We have covered most parts of this passage in previous journal entries, but there is still one piece left: the crowd’s reaction – which has been recorded in both Luke and Matthew.

Matthew tells us broadly that, “When the crowds heard this, they were astonished at his teaching.(Matthew 22:33)

We see here Jesus taught things from a completely different perspective than the perspective the other religious teachers taught from – and this new perspective, including the truth it contained, was astonishing to those in the crowds.

But that is not the only reaction. Luke’s reaction verse brings a little more information about how those who brought Jesus the question responded to His answer. Luke says, “Some of the teachers of the law responded, “Well said, teacher!” And no one dared to ask him any more questions.(Luke 20:39-40)

Luke frames the leaders as caught off guard.
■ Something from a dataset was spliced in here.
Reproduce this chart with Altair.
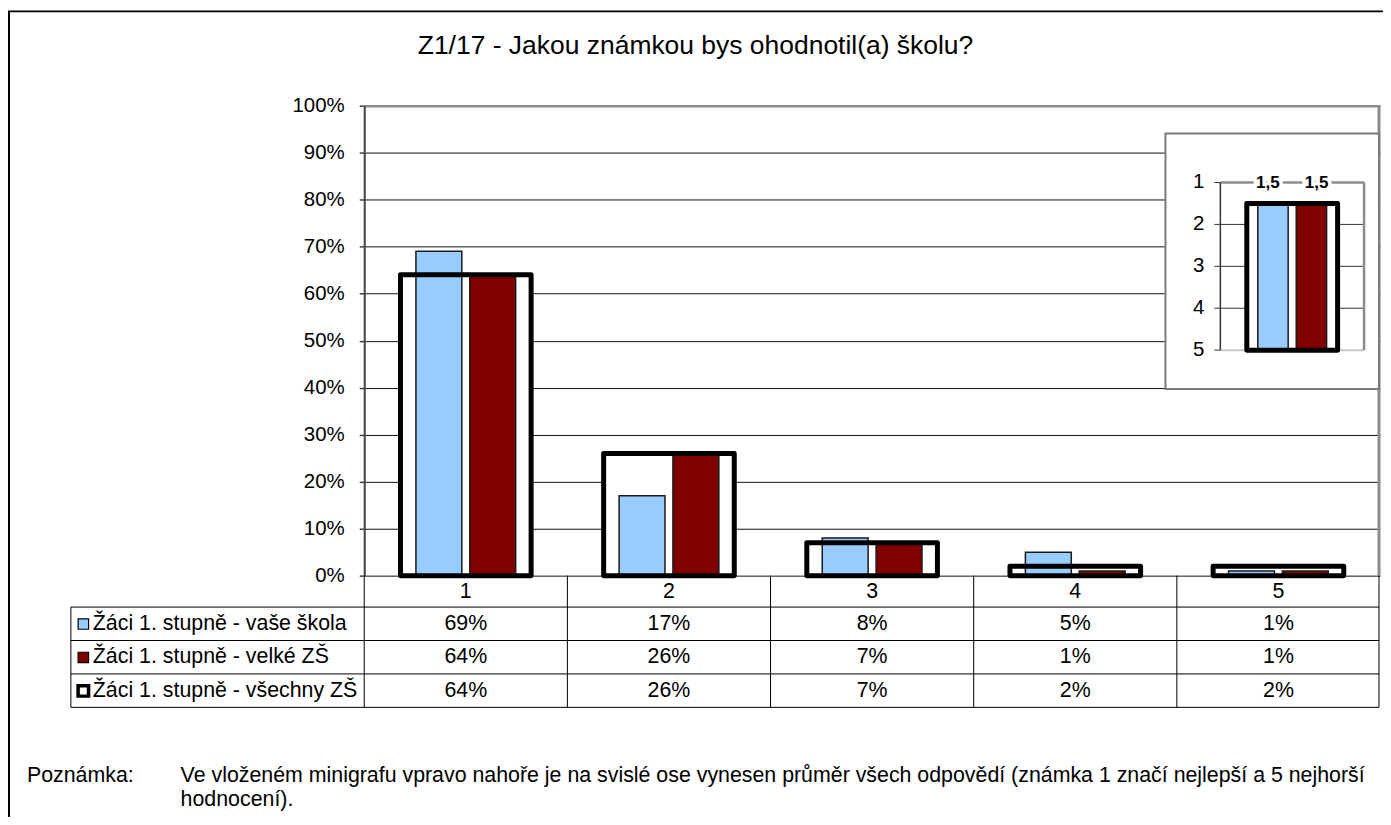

About the only response they have is a perplexed compliment, as if to say, “We’d never looked at that passage that way before.” While Jesus taught, He seemed to always be trying to shift people’s perspective from an earthly one to a heavenly one.

  • Instead of looking at a situation from where we are on earth, look at it from heaven’s perspective.
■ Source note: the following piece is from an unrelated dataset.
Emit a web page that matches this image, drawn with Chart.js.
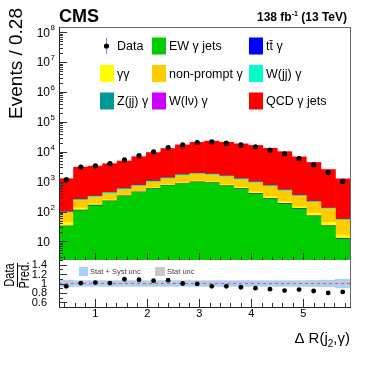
<!DOCTYPE html>
<html>
<head>
<meta charset="utf-8">
<script src="https://cdn.jsdelivr.net/npm/chart.js@4.4.1/dist/chart.umd.min.js"></script>
<style>
  body { margin: 0; background: #fff; }
  #wrap { position: relative; width: 389px; height: 373px; }
  #wrap canvas { position: absolute; left: 0; top: 0; }
</style>
</head>
<body>
<div id="wrap">
  <canvas id="mainChart" width="389" height="373"></canvas>
  <canvas id="ratioChart" width="389" height="373"></canvas>
</div>
<script>
// bins of Delta R(j2, gamma), width 0.28
const binCenters = [0.44, 0.72, 1.00, 1.28, 1.56, 1.84, 2.12, 2.40, 2.68, 2.96,
                    3.24, 3.52, 3.80, 4.08, 4.36, 4.64, 4.92, 5.20, 5.48, 5.76];
const xMin = 0.3, xMax = 5.9;
const xTickLabels = [1, 2, 3, 4, 5];

// events per bin
const dataCounts   = [1170, 3100, 3400, 4050, 5400, 7400, 10000, 13800, 17000, 20500,
                      21500, 19500, 17000, 14700, 11500, 8600, 5900, 3700, 2040, 1020];
const ewGammaJets  = [32, 108, 158, 219, 325, 440, 585, 740, 830, 960,
                      900, 710, 575, 395, 265, 180, 123, 69, 32, 12];
const ttGamma      = [1, 4, 6, 8, 11, 14, 17, 20, 22, 24, 22, 19, 15, 11, 8, 6, 4, 3, 1.5, 0.6];
const diphoton     = [10, 20, 15, 22, 22, 25, 35, 60, 70, 80, 75, 70, 65, 55, 45, 30, 18, 17, 10, 4];
const nonPrompt    = [49, 105, 125, 150, 180, 220, 320, 420, 670, 720,
                      680, 650, 510, 450, 370, 275, 180, 115, 80, 35];
const wjjGamma     = [4, 14, 18, 30, 35, 50, 70, 80, 90, 100, 95, 85, 70, 55, 40, 30, 20, 12, 6, 3];
const zjjGamma     = [1, 3, 4, 5, 7, 9, 12, 14, 16, 18, 17, 15, 12, 9, 7, 5, 3, 2, 1, 0.5];
const wlnuGamma    = [2, 2, 3, 3, 4, 5, 6, 7, 8, 9, 8, 7, 6, 5, 4, 3, 2, 1.5, 1, 0.5];
const qcdGammaJets = [1160, 2810, 3000, 3570, 4330, 6090, 8390, 11560, 15300, 18800,
                      21080, 19190, 17220, 15350, 12330, 9590, 6430, 4185, 2420, 1190];

// ratio panel
const ratioValues = [0.94, 1.01, 1.02, 1.01, 1.09, 1.08, 1.06, 1.07, 1.00, 0.99,
                     0.94, 0.94, 0.92, 0.90, 0.88, 0.85, 0.87, 0.84, 0.80, 0.82];
const systUnc = [0.07, 0.06, 0.06, 0.06, 0.06, 0.06, 0.06, 0.06, 0.06, 0.06,
                 0.06, 0.06, 0.06, 0.06, 0.06, 0.06, 0.06, 0.065, 0.07, 0.09];
const statUnc = [0.01, 0.006, 0.006, 0.005, 0.005, 0.004, 0.004, 0.003, 0.003, 0.003,
                 0.003, 0.003, 0.003, 0.003, 0.004, 0.004, 0.005, 0.006, 0.008, 0.012];
const ratioTicks = [0.6, 0.8, 1, 1.2, 1.4];

const legendLabels = ['Data', 'EW \u03b3 jets', 'tt\u0304 \u03b3',
                      '\u03b3\u03b3', 'non-prompt \u03b3', 'W(jj) \u03b3',
                      'Z(jj) \u03b3', 'W(l\u03bd) \u03b3', 'QCD \u03b3 jets'];

const FONT = '"Liberation Sans", Arial, Helvetica, sans-serif';
Chart.defaults.font.family = FONT;

const stackDefs = [
  { label: 'EW \u03b3 jets', values: ewGammaJets, color: '#00cc00' },
  { label: 'tt\u0304 \u03b3', values: ttGamma, color: '#0000ff' },
  { label: '\u03b3\u03b3', values: diphoton, color: '#ffff00' },
  { label: 'non-prompt \u03b3', values: nonPrompt, color: '#ffcc00' },
  { label: 'W(jj) \u03b3', values: wjjGamma, color: '#00ffcc' },
  { label: 'Z(jj) \u03b3', values: zjjGamma, color: '#009999' },
  { label: 'W(l\u03bd) \u03b3', values: wlnuGamma, color: '#cc00ff' },
  { label: 'QCD \u03b3 jets', values: qcdGammaJets, color: '#ff0000' }
];
const colorOf = {};
stackDefs.forEach(s => colorOf[s.label] = s.color);

function line(ctx, x1, y1, x2, y2) {
  ctx.beginPath(); ctx.moveTo(x1, y1); ctx.lineTo(x2, y2); ctx.stroke();
}

function drawXTicks(ctx, x, yBase, majorLen, minorLen) {
  for (let v = 0.4; v < xMax; v += 0.2) {
    const r = Math.round(v * 10) / 10;
    const px = Math.round(x.getPixelForValue(r)) + 0.5;
    const len = Number.isInteger(r) ? majorLen : minorLen;
    line(ctx, px, yBase, px, yBase - len);
  }
}

const mainDecor = {
  id: 'mainDecor',
  afterDraw(chart) {
    const { ctx, chartArea: a, scales: { x, y } } = chart;
    ctx.save();
    ctx.lineWidth = 1;
    // frame
    ctx.strokeStyle = '#666';
    line(ctx, a.left, a.top + 0.5, a.right, a.top + 0.5);
    line(ctx, a.right + 0.5, a.top, a.right + 0.5, a.bottom);
    ctx.strokeStyle = '#222';
    line(ctx, a.left + 0.5, a.top, a.left + 0.5, a.bottom);

    // log y ticks
    ctx.strokeStyle = '#333';
    for (let e = 0; e <= 8; e++) {
      for (let m = 1; m < 10; m++) {
        const v = m * Math.pow(10, e);
        if (v < y.min || v > y.max) continue;
        const py = Math.round(y.getPixelForValue(v)) + 0.5;
        line(ctx, a.left, py, a.left + (m === 1 ? 8 : 4), py);
      }
    }
    drawXTicks(ctx, x, a.bottom, 7, 3.5);

    // y labels 10^n
    ctx.fillStyle = '#000';
    for (let e = 1; e <= 8; e++) {
      const py = y.getPixelForValue(Math.pow(10, e));
      ctx.font = '12px ' + FONT;
      ctx.textAlign = 'right'; ctx.textBaseline = 'middle';
      ctx.fillText('10', 50, py + 1);
      if (e > 1) {
        ctx.font = '8px ' + FONT;
        ctx.textAlign = 'left';
        ctx.fillText(String(e), 50.5, py - 4);
      }
    }

    // y title
    ctx.save();
    ctx.translate(22, 8);
    ctx.rotate(-Math.PI / 2);
    ctx.font = '19px ' + FONT;
    ctx.textAlign = 'right'; ctx.textBaseline = 'alphabetic';
    ctx.fillText('Events / 0.28', 0, 0);
    ctx.restore();

    // CMS + lumi
    ctx.textBaseline = 'alphabetic';
    ctx.textAlign = 'left';
    ctx.font = 'bold 18px ' + FONT;
    ctx.fillText('CMS', 59, 22);
    const lumiParts = [['138 fb', 'bold 12px ' + FONT, 0], ['-1', 'bold 7px ' + FONT, -5], [' (13 TeV)', 'bold 12px ' + FONT, 0]];
    let w = 0;
    lumiParts.forEach(p => { ctx.font = p[1]; w += ctx.measureText(p[0]).width; });
    let lx = 347 - w;
    lumiParts.forEach(p => { ctx.font = p[1]; ctx.fillText(p[0], lx, 21 + p[2]); lx += ctx.measureText(p[0]).width; });

    // legend, 3 x 3
    const rowY = [46, 73.5, 101];
    const colX = [100, 152, 249];
    ctx.font = '12.5px ' + FONT;
    ctx.textBaseline = 'middle';
    legendLabels.forEach((lab, i) => {
      const cx = colX[i % 3], cy = rowY[Math.floor(i / 3)];
      if (lab === 'Data') {
        ctx.strokeStyle = '#8080ff';
        line(ctx, cx + 6.5, cy - 8, cx + 6.5, cy + 8);
        ctx.fillStyle = '#000';
        ctx.beginPath(); ctx.arc(cx + 6.5, cy, 2.6, 0, Math.PI * 2); ctx.fill();
      } else {
        ctx.fillStyle = colorOf[lab];
        ctx.fillRect(cx, cy - 8.5, 14, 17);
      }
      ctx.fillStyle = '#000';
      ctx.fillText(lab, cx + 17, cy + 1);
    });
    ctx.restore();
  }
};

const ratioDecor = {
  id: 'ratioDecor',
  afterDraw(chart) {
    const { ctx, chartArea: a, scales: { x, y } } = chart;
    ctx.save();
    ctx.lineWidth = 1;
    ctx.strokeStyle = '#666';
    line(ctx, a.right + 0.5, a.top, a.right + 0.5, a.bottom);
    ctx.strokeStyle = '#222';
    line(ctx, a.left + 0.5, a.top, a.left + 0.5, a.bottom);
    line(ctx, a.left, a.bottom + 0.5, a.right + 1, a.bottom + 0.5);

    ctx.strokeStyle = '#333';
    for (let v = 0.5; v <= 1.5001; v += 0.1) {
      const r = Math.round(v * 10) / 10;
      const py = Math.round(y.getPixelForValue(r)) + 0.5;
      const major = ratioTicks.includes(r);
      line(ctx, a.left, py, a.left + (major ? 8 : 4), py);
    }
    drawXTicks(ctx, x, a.bottom, 8, 4);

    ctx.fillStyle = '#000';
    ctx.font = '11px ' + FONT;
    ctx.textAlign = 'right'; ctx.textBaseline = 'middle';
    ratioTicks.forEach(t => ctx.fillText(String(t), 47, y.getPixelForValue(t) + 0.5));
    ctx.textAlign = 'center';
    xTickLabels.forEach(t => ctx.fillText(String(t), x.getPixelForValue(t), 314));

    // x title with subscript
    ctx.textAlign = 'left'; ctx.textBaseline = 'alphabetic';
    const parts = [['\u0394 R(j', '15px ' + FONT, 0], ['2', '10px ' + FONT, 4], [',\u03b3)', '15px ' + FONT, 0]];
    let w = 0;
    parts.forEach(p => { ctx.font = p[1]; w += ctx.measureText(p[0]).width; });
    let tx = 350 - w;
    parts.forEach(p => { ctx.font = p[1]; ctx.fillText(p[0], tx, 343 + p[2]); tx += ctx.measureText(p[0]).width; });

    // Data / Pred. title
    ctx.font = '14px ' + FONT;
    ctx.textAlign = 'center';
    [['Data', 14], ['Pred.', 29]].forEach(([s, bx]) => {
      ctx.save();
      ctx.translate(bx, 275);
      ctx.rotate(-Math.PI / 2);
      ctx.scale(0.8, 1);
      ctx.fillText(s, 0, 0);
      ctx.restore();
    });
    ctx.strokeStyle = '#000';
    line(ctx, 17.5, 263, 17.5, 287);

    // band legend
    ctx.fillStyle = '#a8d0f8';
    ctx.fillRect(79, 267, 9, 9);
    ctx.fillStyle = '#c8c8c8';
    ctx.fillRect(155, 267, 10, 9);
    ctx.fillStyle = '#444';
    ctx.font = '7.5px ' + FONT;
    ctx.textAlign = 'left'; ctx.textBaseline = 'middle';
    ctx.fillText('Stat + Syst unc', 90, 272);
    ctx.fillText('Stat unc', 167, 272);
    ctx.restore();
  }
};

const mainDatasets = [{
  type: 'line',
  label: 'Data',
  data: binCenters.map((c, i) => ({ x: c, y: dataCounts[i] })),
  showLine: false,
  pointRadius: 2.6,
  pointBorderWidth: 0,
  pointBackgroundColor: '#000',
  stack: 'data',
  order: 0
}];
stackDefs.forEach(s => {
  mainDatasets.push({
    type: 'bar',
    label: s.label,
    data: binCenters.map((c, i) => ({ x: c, y: s.values[i] })),
    backgroundColor: s.color,
    borderWidth: 0,
    barPercentage: 1,
    categoryPercentage: 1,
    order: 1
  });
});

new Chart(document.getElementById('mainChart'), {
  type: 'bar',
  data: { datasets: mainDatasets },
  options: {
    responsive: false,
    animation: false,
    events: [],
    layout: { padding: { left: 59, right: 39, top: 27, bottom: 113 } },
    plugins: { legend: { display: false }, tooltip: { enabled: false } },
    scales: {
      x: { type: 'linear', min: xMin, max: xMax, offset: false, stacked: true, display: false, bounds: 'data' },
      y: { type: 'logarithmic', min: 2.4, max: 1.5e8, stacked: true, display: false, bounds: 'data' }
    }
  },
  plugins: [mainDecor]
});

new Chart(document.getElementById('ratioChart'), {
  type: 'bar',
  data: {
    datasets: [
      {
        type: 'line',
        data: binCenters.map((c, i) => ({ x: c, y: ratioValues[i] })),
        showLine: false,
        pointRadius: 2.4,
        pointBorderWidth: 0,
        pointBackgroundColor: '#000',
        order: 0
      },
      {
        type: 'line',
        data: [{ x: xMin, y: 1 }, { x: xMax, y: 1 }],
        borderColor: '#ff5050',
        borderWidth: 1,
        borderDash: [3, 3],
        pointRadius: 0,
        order: 1
      },
      {
        type: 'bar',
        data: binCenters.map((c, i) => ({ x: c, y: [1 - statUnc[i], 1 + statUnc[i]] })),
        backgroundColor: '#c8c8c8',
        borderWidth: 0,
        grouped: false,
        barPercentage: 1,
        categoryPercentage: 1,
        order: 2
      },
      {
        type: 'bar',
        data: binCenters.map((c, i) => ({ x: c, y: [1 - systUnc[i], 1 + systUnc[i]] })),
        backgroundColor: '#a8d0f8',
        borderWidth: 0,
        grouped: false,
        barPercentage: 1,
        categoryPercentage: 1,
        order: 3
      }
    ]
  },
  options: {
    responsive: false,
    animation: false,
    events: [],
    layout: { padding: { left: 59, right: 39, top: 260, bottom: 66 } },
    plugins: { legend: { display: false }, tooltip: { enabled: false } },
    scales: {
      x: { type: 'linear', min: xMin, max: xMax, offset: false, display: false, bounds: 'data' },
      y: { type: 'linear', min: 0.5, max: 1.5, display: false, bounds: 'data' }
    }
  },
  plugins: [ratioDecor]
});
</script>
</body>
</html>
  • Instead of looking at life in the immediate moment, whether that is the current hour, day, week, or year, look instead from the viewpoint of heaven – the viewpoint of eternity.

  • Instead of looking at the scriptures as a collection of verses that we can pick and choose from, look at all verses and passages as pieces of an eternal story of how God is moving and interested in this world.

Luke concludes this passage with the comment that from this point on, no one dared to ask Jesus any more questions. It would seem that at this point, after numerous challenges and questions, and Jesus always being a step ahead with a perfect response, that the religious leaders and teachers would have already picked up on the futility of trying to trap Him. But instead, it takes Jesus perspective shifting the entire foundation of the Sadducee school of thought to wake all the religious leaders up to the idea that He saw life, scripture, and truth from a completely different perspective.

At this point, they give up trying to trap Him and begin the early stages of thinking about killing Him. They realized that they would not be able to discredit Him, so the next best solution would be to get rid of Him by taking His life. However, the irony of that move is that Jesus actually came to give up His life.

In our own lives, are we too caught up in thinking at things from our human perspective?

What would happen if we saw life through God’s heavenly, eternity-filtered perspective?

Would that change our hearts to be more like His?

This thought was inspired by studying the Walking With Jesus “Reflective Bible Study” package. To discover insights like this in your own study time, click here and give Reflective Bible Study a try today!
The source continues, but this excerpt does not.